If people seek quicker treatment next time they get a cut that results in a rapidly spreading infection, causes pain disproportionate to the size of the cut and is associated with flulike symptoms, then the goals of her group will be furthered, she said.
Group A streptoccal bacteria, the same bacteria that cause strep throat, are the main culprits, although -- as occurred in Copeland's case -- other bacteria can also result in the disease, known to doctors as necrotizing fasciitis, Roemmele said.
"You're fine when you go to bed at night, but you wake up in the morning with your leg twice the size and turning black and you have a 105 or above fever," she said. "I've known many, many cases where people have died within 24 hours."
Roemmele herself survived the infection.
"Eighteen years ago, I had a surgery on my abdomen after a C-section for my twins," she said. "By the time they finally found out what was wrong with me, my flesh was falling off in the nurse's hands."
After recovering, she and a fellow survivor founded the website. In the 12 years since, tens of thousands of people have told their stories on the site about the disease, she said.
"I'm happy to see that it's again getting some attention," she said. "The biggest problem we have is missed diagnosis. That's huge. So, if somebody goes into the ER, invariably they're turned away. By the time they go back, they've reached the advanced stages of the disease and they're either losing limbs or losing their lives."
That comes close to describing what happened to Dan Coogan.
In 1995, the 41-year-old triathlete was gardening in his yard outside Dallas. As he set about transplanting a tree, he lifted its 2-inch trunk, which was attached to a 2-foot-wide root ball. "One of the roots poked me in my calf, and I didn't even know it," he said. "Within an hour, I felt like I had a Charlie horse. By the end of the day, I was vomiting all the time. I felt like I had the flu. I had a fever. I went to bed sicker than a dog."
A few hours later, at 4 a.m., his house was struck by lightning and caught fire. As firefighters arrived and extinguished it, "I could barely walk around because of the pain in my leg," he said.
He went back to bed, in worsening pain. "I just started popping a lot more painkillers."
At 10 a.m., with his cut growing fiery, he went to a small regional hospital in nearby Lewisville. "They checked me in and didn't do anything for two days" except administer antibiotics, he said.
By then, "this thing had taken over the backside of my leg and was more than halfway up my thigh."

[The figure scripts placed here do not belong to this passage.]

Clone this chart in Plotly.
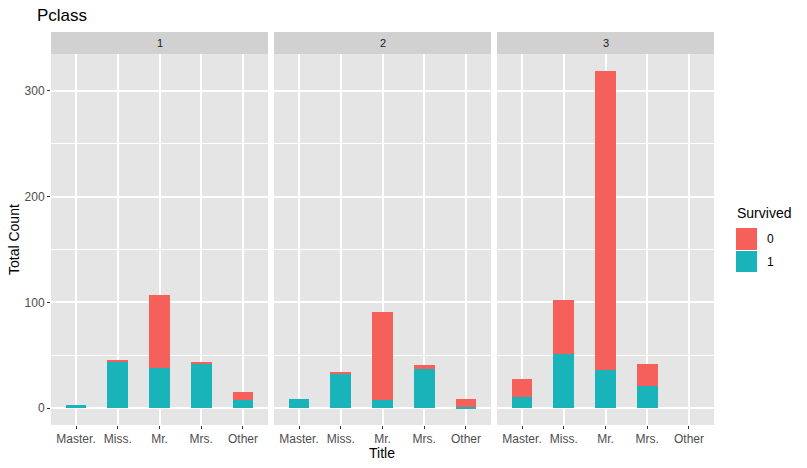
import plotly.graph_objects as go

titles = ["Master.", "Miss.", "Mr.", "Mrs.", "Other"]
pclasses = ["1", "2", "3"]
# counts per class, per title: survived = 1 and survived = 0
survived_1 = {
    "1": [3, 44, 38, 42, 8],
    "2": [9, 32, 8, 37, 1],
    "3": [11, 51, 36, 21, 0],
}
survived_0 = {
    "1": [0, 2, 69, 2, 7],
    "2": [0, 2, 83, 4, 8],
    "3": [17, 51, 283, 21, 0],
}
y_ticks = [0, 100, 200, 300]
legend_title = "Survived"
legend_labels = ["0", "1"]

W, H = 807, 468
RED, TEAL = "#F5605B", "#18B4B9"

panels_px = [(51, 268), (274, 491), (497, 714)]
panel_top, panel_bot = 54, 425
strip_top = 32

def px_x(p):
    return p / W

def px_y(p):
    return 1 - p / H

fig = go.Figure()
for i, pc in enumerate(pclasses):
    ax = "" if i == 0 else str(i + 1)
    fig.add_trace(go.Bar(
        x=titles, y=survived_1[pc], name="1", marker_color=TEAL,
        marker_line_width=0, width=0.5, showlegend=False,
        xaxis="x" + ax, yaxis="y" + ax))
    fig.add_trace(go.Bar(
        x=titles, y=survived_0[pc], name="0", marker_color=RED,
        marker_line_width=0, width=0.5, showlegend=False,
        xaxis="x" + ax, yaxis="y" + ax))

layout = dict(
    width=W, height=H,
    margin=dict(l=0, r=0, t=0, b=0, autoexpand=False),
    paper_bgcolor="white",
    plot_bgcolor="#E5E5E5",
    barmode="stack",
    bargap=0,
    showlegend=False,
    font=dict(family="Liberation Sans, Arial, sans-serif", color="#4D4D4D"),
    title=dict(text="Pclass", x=px_x(37), xanchor="left", xref="paper",
               y=px_y(15), yanchor="middle", yref="paper",
               font=dict(size=17, color="black")),
)
shapes = []
annotations = []
for i, (x0, x1) in enumerate(panels_px):
    ax = "" if i == 0 else str(i + 1)
    layout["xaxis" + ax] = dict(
        domain=[px_x(x0), px_x(x1)], anchor="y" + ax, automargin=False,
        type="category", categoryorder="array", categoryarray=titles,
        range=[-0.6, 4.6], showgrid=True, gridcolor="white", gridwidth=2,
        ticks="outside", ticklen=3, tickcolor="#333333", tickwidth=1,
        tickfont=dict(size=12, color="#4D4D4D"), zeroline=False,
        showline=False, fixedrange=True)
    layout["yaxis" + ax] = dict(
        domain=[px_y(panel_bot), px_y(panel_top)], anchor="x" + ax,
        automargin=False,
        range=[-15.95, 334.95], tickvals=y_ticks,
        showticklabels=(i == 0), ticks="outside" if i == 0 else "",
        ticklen=3, tickcolor="#333333",
        tickfont=dict(size=12, color="#4D4D4D"),
        showgrid=True, gridcolor="white", gridwidth=2, zeroline=False,
        minor=dict(dtick=50, tick0=0, showgrid=True, gridcolor="white",
                   gridwidth=1, ticks=""),
        showline=False, fixedrange=True)
    if i > 0:
        layout["yaxis" + ax]["matches"] = "y"
    shapes.append(dict(type="rect", xref="paper", yref="paper",
                       x0=px_x(x0), x1=px_x(x1),
                       y0=px_y(panel_top), y1=px_y(strip_top),
                       fillcolor="#D1D1D1", line=dict(width=0), layer="below"))
    annotations.append(dict(text=pclasses[i], xref="paper", yref="paper",
                            x=px_x((x0 + x1) / 2), y=px_y((panel_top + strip_top) / 2),
                            showarrow=False, xanchor="center", yanchor="middle",
                            font=dict(size=11, color="#1A1A1A")))

# legend (ggplot-style keys)
annotations.append(dict(text=legend_title, xref="paper", yref="paper",
                        x=px_x(735), y=px_y(213), showarrow=False,
                        xanchor="left", yanchor="middle",
                        font=dict(size=14, color="black")))
key_rows = [(228, 250), (251, 272)]
for (k0, k1), lab, col in zip(key_rows, legend_labels, [RED, TEAL]):
    shapes.append(dict(type="rect", xref="paper", yref="paper",
                       x0=px_x(736), x1=px_x(757), y0=px_y(k1), y1=px_y(k0),
                       fillcolor=col, line=dict(width=0)))
    annotations.append(dict(text=lab, xref="paper", yref="paper",
                            x=px_x(765), y=px_y((k0 + k1) / 2), showarrow=False,
                            xanchor="left", yanchor="middle",
                            font=dict(size=12, color="black")))

annotations.append(dict(text="Title", xref="paper", yref="paper",
                        x=px_x(382), y=px_y(453), showarrow=False,
                        xanchor="center", yanchor="middle",
                        font=dict(size=14, color="black")))
annotations.append(dict(text="Total Count", xref="paper", yref="paper",
                        x=px_x(14), y=px_y(240), showarrow=False, textangle=-90,
                        xanchor="center", yanchor="middle",
                        font=dict(size=14, color="black")))
layout["shapes"] = shapes
layout["annotations"] = annotations
fig.update_layout(**layout)
fig.write_html("out.html", config={"displayModeBar": False},
               post_script="document.body.style.margin='0px';"
                           "document.body.style.overflow='hidden';")
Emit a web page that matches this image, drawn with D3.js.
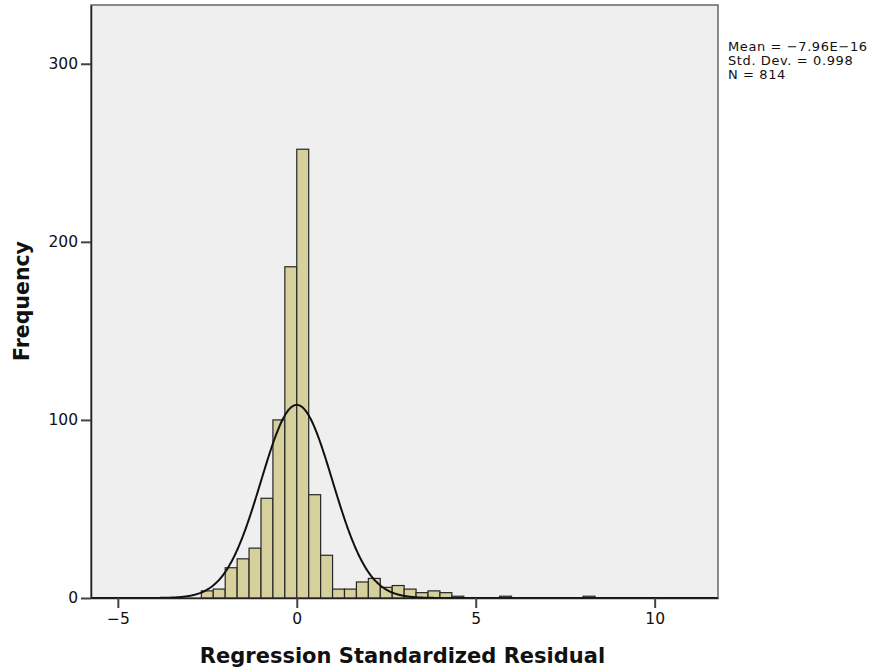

His luck turned when a friend, who happened to be a surgeon, recognized that something was awry and arranged for his transfer to another hospital, where doctors immediately recognized the symptoms. "Within an hour of checking into that hospital, I was in surgery," he said.
Each night for nearly two weeks, he underwent operations that included removal of the infected tissue and dead flesh.

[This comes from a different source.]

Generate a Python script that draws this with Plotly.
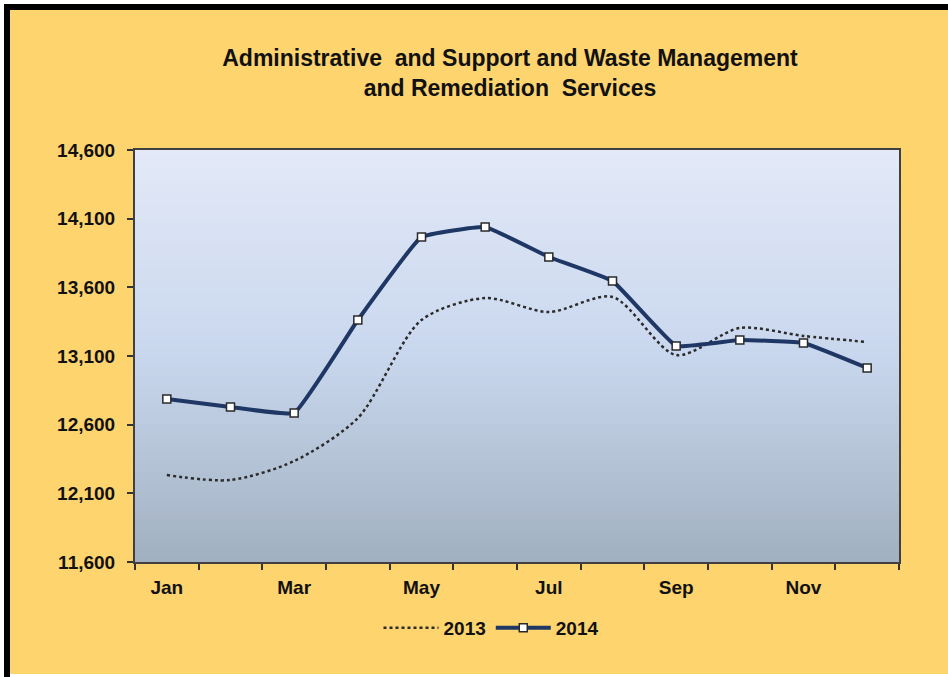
import plotly.graph_objects as go

months = ["Jan", "Feb", "Mar", "Apr", "May", "Jun", "Jul", "Aug", "Sep", "Oct", "Nov", "Dec"]
tick_labels = ["Jan", "", "Mar", "", "May", "", "Jul", "", "Sep", "", "Nov", ""]
values_2013 = [12233, 12197, 12335, 12648, 13362, 13522, 13420, 13530, 13107, 13304, 13246, 13202]
values_2014 = [12787, 12729, 12685, 13362, 13966, 14039, 13821, 13646, 13173, 13216, 13195, 13013]
y_ticks = [11600, 12100, 12600, 13100, 13600, 14100, 14600]

W, H = 948, 677
L, R, T, B = 135, 49, 150, 115
PW, PH = W - L - R, H - T - B


def px(x):
    return (x - L) / PW


def py(y):
    return (H - B - y) / PH


ORANGE = "#FED46F"
FONT = "Liberation Sans, Arial, sans-serif"

fig = go.Figure()

fig.add_trace(go.Scatter(
    x=months, y=values_2013, name="<b>2013</b>", mode="lines",
    line=dict(color="#2B2B2B", width=2.5, dash="dot", shape="spline", smoothing=0.8),
))
fig.add_trace(go.Scatter(
    x=months, y=values_2014, name="<b>2014</b>", mode="lines+markers",
    line=dict(color="#1E3764", width=4, shape="spline", smoothing=0.3),
    marker=dict(symbol="square", size=8, color="white", line=dict(color="#2A2A2A", width=1.5)),
))

shapes = []
# orange card with black left/top edge
shapes.append(dict(type="rect", xref="paper", yref="paper", x0=px(5), x1=px(960), y0=py(674), y1=py(5),
                   fillcolor=ORANGE, line=dict(width=0), layer="below"))
shapes.append(dict(type="rect", xref="paper", yref="paper", x0=px(4), x1=px(10), y0=py(677), y1=py(4),
                   fillcolor="black", line=dict(width=0), layer="below"))
shapes.append(dict(type="rect", xref="paper", yref="paper", x0=px(4), x1=px(960), y0=py(10), y1=py(4),
                   fillcolor="black", line=dict(width=0), layer="below"))

# vertical gradient in plot area
top = (227, 233, 247)
mid = (201, 215, 238)
bot = (161, 176, 192)
n = 60
for i in range(n):
    t = (i + 0.5) / n  # 0 at top, 1 at bottom
    if t < 0.5:
        u = t / 0.5
        c = tuple(round(top[k] + (mid[k] - top[k]) * u) for k in range(3))
    else:
        u = (t - 0.5) / 0.5
        c = tuple(round(mid[k] + (bot[k] - mid[k]) * u) for k in range(3))
    shapes.append(dict(type="rect", xref="x domain", yref="y domain", x0=0, x1=1,
                       y0=1 - (i + 1) / n, y1=1 - i / n + 0.002,
                       fillcolor="rgb(%d,%d,%d)" % c, line=dict(width=0), layer="below"))

fig.update_layout(
    width=W, height=H,
    margin=dict(l=L, r=R, t=T, b=B),
    paper_bgcolor="white",
    plot_bgcolor="rgba(0,0,0,0)",
    shapes=shapes,
    title=dict(
        text="<b>Administrative  and Support and Waste Management<br>and Remediation  Services</b>",
        x=510 / W, xanchor="center", xref="container",
        y=1 - 66 / H, yanchor="middle", yref="container",
        font=dict(family=FONT, size=23, color="#111111"),
    ),
    showlegend=True,
    legend=dict(
        orientation="h", x=px(491), xanchor="center", y=py(628), yanchor="middle",
        bgcolor="rgba(0,0,0,0)", font=dict(family=FONT, size=19, color="#111111"),
        itemwidth=55, traceorder="normal",
    ),
    font=dict(family=FONT),
)

fig.update_xaxes(
    type="category", tickmode="array", tickvals=months,
    ticktext=["<b>%s</b>" % t if t else "" for t in tick_labels],
    tickson="boundaries", ticks="outside", ticklen=6, tickwidth=1.5, tickcolor="#333333",
    showline=True, linecolor="#404040", linewidth=2, mirror=True,
    showgrid=False, zeroline=False, range=[-0.5, 11.5],
    ticklabelstandoff=7,
    tickfont=dict(family=FONT, size=19, color="#111111"),
)
fig.update_yaxes(
    range=[11600, 14600], tickmode="array",
    tickvals=y_ticks,
    ticktext=["<b>{:,}</b>".format(v) for v in y_ticks],
    ticks="outside", ticklen=6, tickwidth=1.5, tickcolor="#333333",
    showline=True, linecolor="#404040", linewidth=2, mirror=True,
    showgrid=False, zeroline=False,
    ticklabelstandoff=8,
    tickfont=dict(family=FONT, size=19, color="#111111"),
)

fig.write_html("out.html", config={"displayModeBar": False},
               post_script="document.body.style.margin='0';document.body.style.padding='0';")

"They told me every night for nine nights that they were going to take my leg off," he said. But one of the doctors put it off, saying "I'm going to take a chance here," he recalled.

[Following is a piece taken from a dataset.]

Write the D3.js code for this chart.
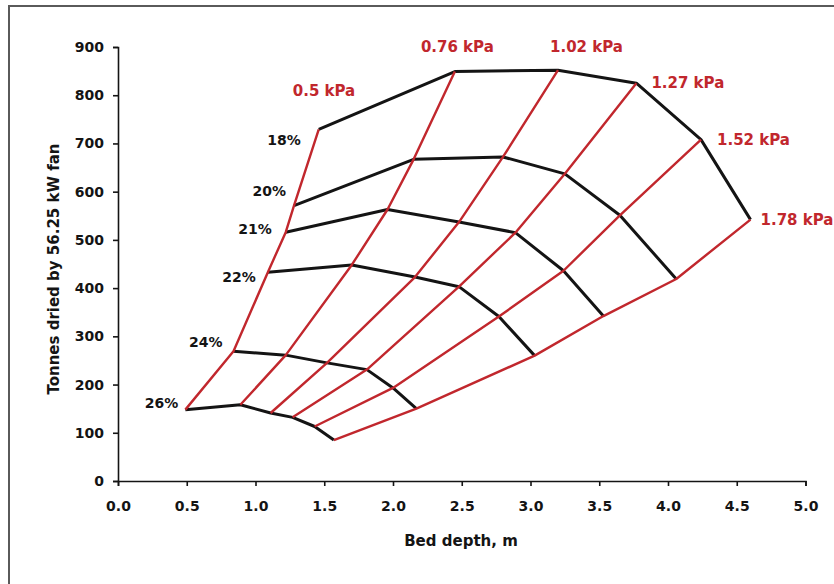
<!DOCTYPE html>
<html>
<head>
<meta charset="utf-8">
<script src="https://cdn.jsdelivr.net/npm/d3@7"></script>
<style>
  html, body { margin: 0; padding: 0; background: #fff; }
  svg { display: block; }
  text { font-family: "DejaVu Sans", sans-serif; font-weight: bold; }
</style>
</head>
<body>
<svg id="chart" width="834" height="584"></svg>
<script>
// Fan pressure curves (red) and grain moisture contours (black)
const pressures = ["0.5 kPa", "0.76 kPa", "1.02 kPa", "1.27 kPa", "1.52 kPa", "1.78 kPa"];
const moistures = ["18%", "20%", "21%", "22%", "24%", "26%"];

// Bed depth (m) for each moisture row, one value per pressure
const depth18 = [1.46, 2.45, 3.20, 3.77, 4.24, 4.60];
const depth20 = [1.28, 2.15, 2.80, 3.25, 3.65, 4.06];
const depth21 = [1.22, 1.96, 2.48, 2.89, 3.24, 3.53];
const depth22 = [1.09, 1.70, 2.16, 2.48, 2.77, 3.03];
const depth24 = [0.84, 1.22, 1.52, 1.81, 2.00, 2.17];
const depth26 = [0.49, 0.89, 1.11, 1.27, 1.43, 1.57];

// Tonnes dried by 56.25 kW fan for each moisture row, one value per pressure
const tonnes18 = [729, 849, 852, 825, 708, 542];
const tonnes20 = [571, 667, 672, 637, 551, 419];
const tonnes21 = [516, 563, 537, 515, 436, 342];
const tonnes22 = [433, 448, 423, 403, 341, 260];
const tonnes24 = [269, 261, 245, 231, 193, 150];
const tonnes26 = [148, 158, 141, 132, 113, 85];

const xTicks = [0, 0.5, 1, 1.5, 2, 2.5, 3, 3.5, 4, 4.5, 5];
const yTicks = [0, 100, 200, 300, 400, 500, 600, 700, 800, 900];

const depthRows = [depth18, depth20, depth21, depth22, depth24, depth26];
const tonneRows = [tonnes18, tonnes20, tonnes21, tonnes22, tonnes24, tonnes26];

// grid[m][p] = [depth, tonnes]
const grid = depthRows.map((row, m) => row.map((d, p) => [d, tonneRows[m][p]]));

const svg = d3.select("#chart");
const RED = "#c1272d";
const INK = "#141414";

const x = d3.scaleLinear().domain([0, 5]).range([118, 805.5]);
const y = d3.scaleLinear().domain([0, 900]).range([481, 47]);

// outer frame
svg.append("rect")
  .attr("x", 9).attr("y", 6).attr("width", 840).attr("height", 600)
  .attr("fill", "none").attr("stroke", "#5a5a5a").attr("stroke-width", 2);

// axes
const xAxis = svg.append("g").attr("transform", `translate(0,${y(0)})`)
  .call(d3.axisBottom(x).tickValues(xTicks).tickFormat(d3.format(".1f")).tickSize(5).tickPadding(15));
const yAxis = svg.append("g").attr("transform", `translate(${x(0)},0)`)
  .call(d3.axisLeft(y).tickValues(yTicks).tickFormat(d3.format("d")).tickSize(5).tickPadding(9));
[xAxis, yAxis].forEach(g => {
  g.select(".domain").attr("stroke", INK).attr("stroke-width", 1.6);
  g.selectAll(".tick line").attr("stroke", INK).attr("stroke-width", 1.6);
  g.selectAll(".tick text").attr("fill", INK)
    .style("font-family", "'DejaVu Sans', sans-serif").style("font-weight", "bold").style("font-size", "14px");
});

// axis titles
svg.append("text")
  .attr("x", 461).attr("y", 546).attr("text-anchor", "middle")
  .attr("fill", INK).style("font-size", "15px")
  .text("Bed depth, m");
svg.append("text")
  .attr("transform", "translate(59,269) rotate(-90)").attr("text-anchor", "middle")
  .attr("fill", INK).style("font-size", "15px")
  .text("Tonnes dried by 56.25 kW fan");

const line = d3.line().x(d => x(d[0])).y(d => y(d[1]));

// moisture contours (black)
svg.append("g").selectAll("path").data(grid).join("path")
  .attr("d", line).attr("fill", "none").attr("stroke", INK)
  .attr("stroke-width", 3).attr("stroke-linejoin", "round");

// pressure curves (red), drawn from 26% up to 18%
const pressureLines = pressures.map((_, p) => grid.map(row => row[p]).reverse());
svg.append("g").selectAll("path").data(pressureLines).join("path")
  .attr("d", line).attr("fill", "none").attr("stroke", RED)
  .attr("stroke-width", 2.4).attr("stroke-linejoin", "round");

// pressure labels next to the top end of each red curve
const pLabelOffset = [[-26, -33], [-34, -20], [-8, -18], [15, 5], [16, 5], [10, 5]];
svg.append("g").selectAll("text").data(pressures).join("text")
  .attr("x", (d, p) => x(grid[0][p][0]) + pLabelOffset[p][0])
  .attr("y", (d, p) => y(grid[0][p][1]) + pLabelOffset[p][1])
  .attr("fill", RED).style("font-size", "15px")
  .text(d => d);

// moisture labels to the left of each black contour
const mLabelOffset = [[-18, 16], [-8, -10], [-14, 2], [-12, 10], [-11, -4], [-7, -2]];
svg.append("g").selectAll("text").data(moistures).join("text")
  .attr("x", (d, m) => x(grid[m][0][0]) + mLabelOffset[m][0])
  .attr("y", (d, m) => y(grid[m][0][1]) + mLabelOffset[m][1])
  .attr("text-anchor", "end").attr("fill", INK).style("font-size", "14px")
  .text(d => d);
</script>
</body>
</html>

"She was right, thank goodness. I made it through all the surgeries and debridement (tissue removal) and living on morphine for 2½ weeks ... I was able to survive the whole thing and I walked out of the hospital."
But his case, like most of the others he had learned about, generated no interest from the news media.
"The people who get it aren't 24 and grad students," he said, referring to Copeland. "And she's got a community of other students. ... The press has kinda glamorized this one."